** START OF RAW DATA **

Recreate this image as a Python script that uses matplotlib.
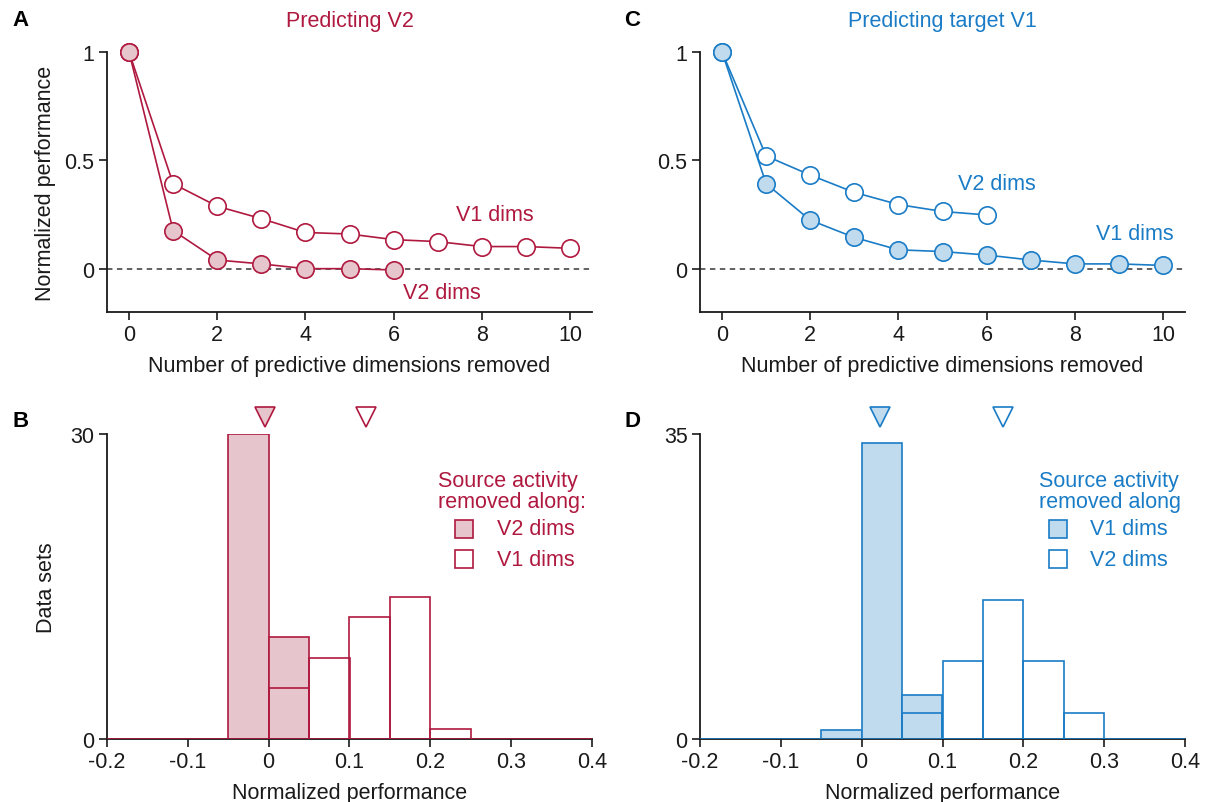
import numpy as np
import matplotlib
matplotlib.use("Agg")
import matplotlib.pyplot as plt
from matplotlib.patches import Rectangle

plt.rcParams['font.family'] = ['Liberation Sans', 'DejaVu Sans']
FS = 15.5
plt.rcParams['font.size'] = FS

# ---------------- data ----------------
dims_v1 = np.arange(0, 11)
dims_v2 = np.arange(0, 7)

# Panel A: predicting V2
A_v1_dims = [1.0, 0.392, 0.288, 0.231, 0.167, 0.160, 0.134, 0.125, 0.102, 0.102, 0.094]
A_v2_dims = [1.0, 0.176, 0.040, 0.022, 0.0, 0.0, -0.006]

# Panel C: predicting target V1
C_v2_dims = [1.0, 0.520, 0.432, 0.352, 0.296, 0.264, 0.248]
C_v1_dims = [1.0, 0.392, 0.224, 0.144, 0.087, 0.079, 0.063, 0.040, 0.022, 0.022, 0.015]

bin_edges = [-0.2, -0.15, -0.1, -0.05, 0.0, 0.05, 0.1, 0.15, 0.2, 0.25, 0.3, 0.35, 0.4]
B_v2_counts = [0, 0, 0, 30, 10, 0, 0, 0, 0, 0, 0, 0]
B_v1_counts = [0, 0, 0, 0, 5, 8, 12, 14, 1, 0, 0, 0]
D_v1_counts = [0, 0, 0, 1, 34, 5, 0, 0, 0, 0, 0, 0]
D_v2_counts = [0, 0, 0, 0, 0, 3, 9, 16, 9, 3, 0, 0]

B_medians = [-0.004, 0.121]   # filled (V2 dims), open (V1 dims)
D_medians = [0.023, 0.175]    # filled (V1 dims), open (V2 dims)

RED = '#B0193F'
PINK = '#E6C5CC'
BLUE = '#1A7CC6'
LBLUE = '#C0DBEE'
DARK = '#1a1a1a'

W, H = 1206, 803
fig = plt.figure(figsize=(W / 100, H / 100), dpi=100)


def ax_at(x0, y0, x1, y1):
    return fig.add_axes([x0 / W, 1 - y1 / H, (x1 - x0) / W, (y1 - y0) / H])


def style(ax):
    for s in ['top', 'right']:
        ax.spines[s].set_visible(False)
    for s in ['left', 'bottom']:
        ax.spines[s].set_linewidth(1.3)
        ax.spines[s].set_color(DARK)
    ax.tick_params(direction='out', length=6, width=1.2, colors=DARK,
                   labelsize=FS, pad=3)


def line_panel(ax, open_y, open_x, fill_y, fill_x, col, fcol):
    ax.axhline(0, color='#555555', lw=1.3, ls=(0, (3, 2.5)), zorder=1)
    ax.plot(open_x, open_y, '-o', color=col, lw=1.2, ms=12.5, mfc='white',
            mec=col, mew=1.2, clip_on=False, zorder=3)
    ax.plot(fill_x, fill_y, '-o', color=col, lw=1.2, ms=12.5, mfc=fcol,
            mec=col, mew=1.2, clip_on=False, zorder=4)
    ax.set_xlim(-0.5, 10.5)
    ax.set_ylim(-0.2, 1.0)
    ax.set_xticks([0, 2, 4, 6, 8, 10])
    ax.set_yticks([0, 0.5, 1])
    ax.set_yticklabels(['0', '0.5', '1'])
    ax.spines['left'].set_bounds(-0.2, 1.0)
    ax.set_xlabel('Number of predictive dimensions removed', fontsize=FS,
                  color=DARK, labelpad=7)
    style(ax)


def hist_panel(ax, fill_counts, open_counts, col, fcol, medians, ymax):
    edges = np.array(bin_edges)
    widths = np.diff(edges)
    ax.bar(edges[:-1], fill_counts, width=widths, align='edge', color=fcol,
           edgecolor=col, lw=1.2, zorder=2)
    ax.bar(edges[:-1], open_counts, width=widths, align='edge',
           facecolor='none', edgecolor=col, lw=1.2, zorder=3)
    ax.set_xlim(-0.2, 0.4)
    ax.set_ylim(0, ymax)
    ax.set_yticks([0, ymax])
    ax.set_xticks([-0.2, -0.1, 0, 0.1, 0.2, 0.3, 0.4])
    ax.set_xticklabels(['-0.2', '-0.1', '0', '0.1', '0.2', '0.3', '0.4'])
    ty = ymax * (1 + 17.0 / 305)
    ax.plot([medians[0]], [ty], marker='v', ms=15, mfc=fcol, mec=col, mew=1.2,
            ls='none', clip_on=False, zorder=5)
    ax.plot([medians[1]], [ty], marker='v', ms=15, mfc='white', mec=col, mew=1.2,
            ls='none', clip_on=False, zorder=5)
    ax.set_xlabel('Normalized performance', fontsize=FS, color=DARK, labelpad=7)
    style(ax)


# Panel A
axA = ax_at(107, 53, 592, 313)
line_panel(axA, A_v1_dims, dims_v1, A_v2_dims, dims_v2, RED, PINK)
axA.set_ylabel('Normalized performance', fontsize=FS, color=DARK, labelpad=6)
axA.set_title('Predicting V2', color=RED, fontsize=FS, pad=19)
axA.text(8.3, 0.25, 'V1 dims', color=RED, fontsize=FS, ha='center', va='center')
axA.text(7.1, -0.111, 'V2 dims', color=RED, fontsize=FS, ha='center', va='center')

# Panel C
axC = ax_at(700, 53, 1185, 313)
line_panel(axC, C_v2_dims, dims_v2, C_v1_dims, dims_v1, BLUE, LBLUE)
axC.set_title('Predicting target V1', color=BLUE, fontsize=FS, pad=19)
axC.text(6.23, 0.394, 'V2 dims', color=BLUE, fontsize=FS, ha='center', va='center')
axC.text(9.37, 0.162, 'V1 dims', color=BLUE, fontsize=FS, ha='center', va='center')

# Panel B
axB = ax_at(107, 435, 592, 740)
hist_panel(axB, B_v2_counts, B_v1_counts, RED, PINK, B_medians, 30)
axB.set_ylabel('Data sets', fontsize=FS, color=DARK, labelpad=10)

# Panel D
axD = ax_at(700, 435, 1185, 740)
hist_panel(axD, D_v1_counts, D_v2_counts, BLUE, LBLUE, D_medians, 35)


# legends (figure pixel coordinates)
def fig_text(x, y, s, **kw):
    fig.text(x / W, 1 - y / H, s, **kw)


def fig_square(x, y, size, fc, ec):
    fig.patches.append(Rectangle((x / W, 1 - (y + size) / H), size / W, size / H,
                                 transform=fig.transFigure, facecolor=fc,
                                 edgecolor=ec, lw=1.2))


fig_text(438, 482, 'Source activity', color=RED, fontsize=FS, va='center')
fig_text(438, 503, 'removed along:', color=RED, fontsize=FS, va='center')
fig_square(455, 521, 18, PINK, RED)
fig_square(455, 551, 18, 'white', RED)
fig_text(497, 530, 'V2 dims', color=RED, fontsize=FS, va='center')
fig_text(497, 560, 'V1 dims', color=RED, fontsize=FS, va='center')

fig_text(1039, 482, 'Source activity', color=BLUE, fontsize=FS, va='center')
fig_text(1039, 503, 'removed along', color=BLUE, fontsize=FS, va='center')
fig_square(1049, 521, 18, LBLUE, BLUE)
fig_square(1049, 551, 18, 'white', BLUE)
fig_text(1090, 530, 'V1 dims', color=BLUE, fontsize=FS, va='center')
fig_text(1090, 560, 'V2 dims', color=BLUE, fontsize=FS, va='center')

# panel letters
for x, y, s in [(12, 21, 'A'), (624, 21, 'C'), (12, 422, 'B'), (624, 422, 'D')]:
    fig_text(x, y, s, fontsize=16, fontweight='bold', color='black', va='center')

fig.savefig('out.png', dpi=100, facecolor='white')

** END OF RAW DATA **

## WORK REQUIRED
Omit the pictures, then quote the rest of the material above exactly.

## ANSWER TO THIS PROBLEM
Recreate this image as a Python script that uses matplotlib.
import numpy as np
import matplotlib
matplotlib.use("Agg")
import matplotlib.pyplot as plt
from matplotlib.patches import Rectangle

plt.rcParams['font.family'] = ['Liberation Sans', 'DejaVu Sans']
FS = 15.5
plt.rcParams['font.size'] = FS

# ---------------- data ----------------
dims_v1 = np.arange(0, 11)
dims_v2 = np.arange(0, 7)

# Panel A: predicting V2
A_v1_dims = [1.0, 0.392, 0.288, 0.231, 0.167, 0.160, 0.134, 0.125, 0.102, 0.102, 0.094]
A_v2_dims = [1.0, 0.176, 0.040, 0.022, 0.0, 0.0, -0.006]

# Panel C: predicting target V1
C_v2_dims = [1.0, 0.520, 0.432, 0.352, 0.296, 0.264, 0.248]
C_v1_dims = [1.0, 0.392, 0.224, 0.144, 0.087, 0.079, 0.063, 0.040, 0.022, 0.022, 0.015]

bin_edges = [-0.2, -0.15, -0.1, -0.05, 0.0, 0.05, 0.1, 0.15, 0.2, 0.25, 0.3, 0.35, 0.4]
B_v2_counts = [0, 0, 0, 30, 10, 0, 0, 0, 0, 0, 0, 0]
B_v1_counts = [0, 0, 0, 0, 5, 8, 12, 14, 1, 0, 0, 0]
D_v1_counts = [0, 0, 0, 1, 34, 5, 0, 0, 0, 0, 0, 0]
D_v2_counts = [0, 0, 0, 0, 0, 3, 9, 16, 9, 3, 0, 0]

B_medians = [-0.004, 0.121]   # filled (V2 dims), open (V1 dims)
D_medians = [0.023, 0.175]    # filled (V1 dims), open (V2 dims)

RED = '#B0193F'
PINK = '#E6C5CC'
BLUE = '#1A7CC6'
LBLUE = '#C0DBEE'
DARK = '#1a1a1a'

W, H = 1206, 803
fig = plt.figure(figsize=(W / 100, H / 100), dpi=100)


def ax_at(x0, y0, x1, y1):
    return fig.add_axes([x0 / W, 1 - y1 / H, (x1 - x0) / W, (y1 - y0) / H])


def style(ax):
    for s in ['top', 'right']:
        ax.spines[s].set_visible(False)
    for s in ['left', 'bottom']:
        ax.spines[s].set_linewidth(1.3)
        ax.spines[s].set_color(DARK)
    ax.tick_params(direction='out', length=6, width=1.2, colors=DARK,
                   labelsize=FS, pad=3)


def line_panel(ax, open_y, open_x, fill_y, fill_x, col, fcol):
    ax.axhline(0, color='#555555', lw=1.3, ls=(0, (3, 2.5)), zorder=1)
    ax.plot(open_x, open_y, '-o', color=col, lw=1.2, ms=12.5, mfc='white',
            mec=col, mew=1.2, clip_on=False, zorder=3)
    ax.plot(fill_x, fill_y, '-o', color=col, lw=1.2, ms=12.5, mfc=fcol,
            mec=col, mew=1.2, clip_on=False, zorder=4)
    ax.set_xlim(-0.5, 10.5)
    ax.set_ylim(-0.2, 1.0)
    ax.set_xticks([0, 2, 4, 6, 8, 10])
    ax.set_yticks([0, 0.5, 1])
    ax.set_yticklabels(['0', '0.5', '1'])
    ax.spines['left'].set_bounds(-0.2, 1.0)
    ax.set_xlabel('Number of predictive dimensions removed', fontsize=FS,
                  color=DARK, labelpad=7)
    style(ax)


def hist_panel(ax, fill_counts, open_counts, col, fcol, medians, ymax):
    edges = np.array(bin_edges)
    widths = np.diff(edges)
    ax.bar(edges[:-1], fill_counts, width=widths, align='edge', color=fcol,
           edgecolor=col, lw=1.2, zorder=2)
    ax.bar(edges[:-1], open_counts, width=widths, align='edge',
           facecolor='none', edgecolor=col, lw=1.2, zorder=3)
    ax.set_xlim(-0.2, 0.4)
    ax.set_ylim(0, ymax)
    ax.set_yticks([0, ymax])
    ax.set_xticks([-0.2, -0.1, 0, 0.1, 0.2, 0.3, 0.4])
    ax.set_xticklabels(['-0.2', '-0.1', '0', '0.1', '0.2', '0.3', '0.4'])
    ty = ymax * (1 + 17.0 / 305)
    ax.plot([medians[0]], [ty], marker='v', ms=15, mfc=fcol, mec=col, mew=1.2,
            ls='none', clip_on=False, zorder=5)
    ax.plot([medians[1]], [ty], marker='v', ms=15, mfc='white', mec=col, mew=1.2,
            ls='none', clip_on=False, zorder=5)
    ax.set_xlabel('Normalized performance', fontsize=FS, color=DARK, labelpad=7)
    style(ax)


# Panel A
axA = ax_at(107, 53, 592, 313)
line_panel(axA, A_v1_dims, dims_v1, A_v2_dims, dims_v2, RED, PINK)
axA.set_ylabel('Normalized performance', fontsize=FS, color=DARK, labelpad=6)
axA.set_title('Predicting V2', color=RED, fontsize=FS, pad=19)
axA.text(8.3, 0.25, 'V1 dims', color=RED, fontsize=FS, ha='center', va='center')
axA.text(7.1, -0.111, 'V2 dims', color=RED, fontsize=FS, ha='center', va='center')

# Panel C
axC = ax_at(700, 53, 1185, 313)
line_panel(axC, C_v2_dims, dims_v2, C_v1_dims, dims_v1, BLUE, LBLUE)
axC.set_title('Predicting target V1', color=BLUE, fontsize=FS, pad=19)
axC.text(6.23, 0.394, 'V2 dims', color=BLUE, fontsize=FS, ha='center', va='center')
axC.text(9.37, 0.162, 'V1 dims', color=BLUE, fontsize=FS, ha='center', va='center')

# Panel B
axB = ax_at(107, 435, 592, 740)
hist_panel(axB, B_v2_counts, B_v1_counts, RED, PINK, B_medians, 30)
axB.set_ylabel('Data sets', fontsize=FS, color=DARK, labelpad=10)

# Panel D
axD = ax_at(700, 435, 1185, 740)
hist_panel(axD, D_v1_counts, D_v2_counts, BLUE, LBLUE, D_medians, 35)


# legends (figure pixel coordinates)
def fig_text(x, y, s, **kw):
    fig.text(x / W, 1 - y / H, s, **kw)


def fig_square(x, y, size, fc, ec):
    fig.patches.append(Rectangle((x / W, 1 - (y + size) / H), size / W, size / H,
                                 transform=fig.transFigure, facecolor=fc,
                                 edgecolor=ec, lw=1.2))


fig_text(438, 482, 'Source activity', color=RED, fontsize=FS, va='center')
fig_text(438, 503, 'removed along:', color=RED, fontsize=FS, va='center')
fig_square(455, 521, 18, PINK, RED)
fig_square(455, 551, 18, 'white', RED)
fig_text(497, 530, 'V2 dims', color=RED, fontsize=FS, va='center')
fig_text(497, 560, 'V1 dims', color=RED, fontsize=FS, va='center')

fig_text(1039, 482, 'Source activity', color=BLUE, fontsize=FS, va='center')
fig_text(1039, 503, 'removed along', color=BLUE, fontsize=FS, va='center')
fig_square(1049, 521, 18, LBLUE, BLUE)
fig_square(1049, 551, 18, 'white', BLUE)
fig_text(1090, 530, 'V1 dims', color=BLUE, fontsize=FS, va='center')
fig_text(1090, 560, 'V2 dims', color=BLUE, fontsize=FS, va='center')

# panel letters
for x, y, s in [(12, 21, 'A'), (624, 21, 'C'), (12, 422, 'B'), (624, 422, 'D')]:
    fig_text(x, y, s, fontsize=16, fontweight='bold', color='black', va='center')

fig.savefig('out.png', dpi=100, facecolor='white')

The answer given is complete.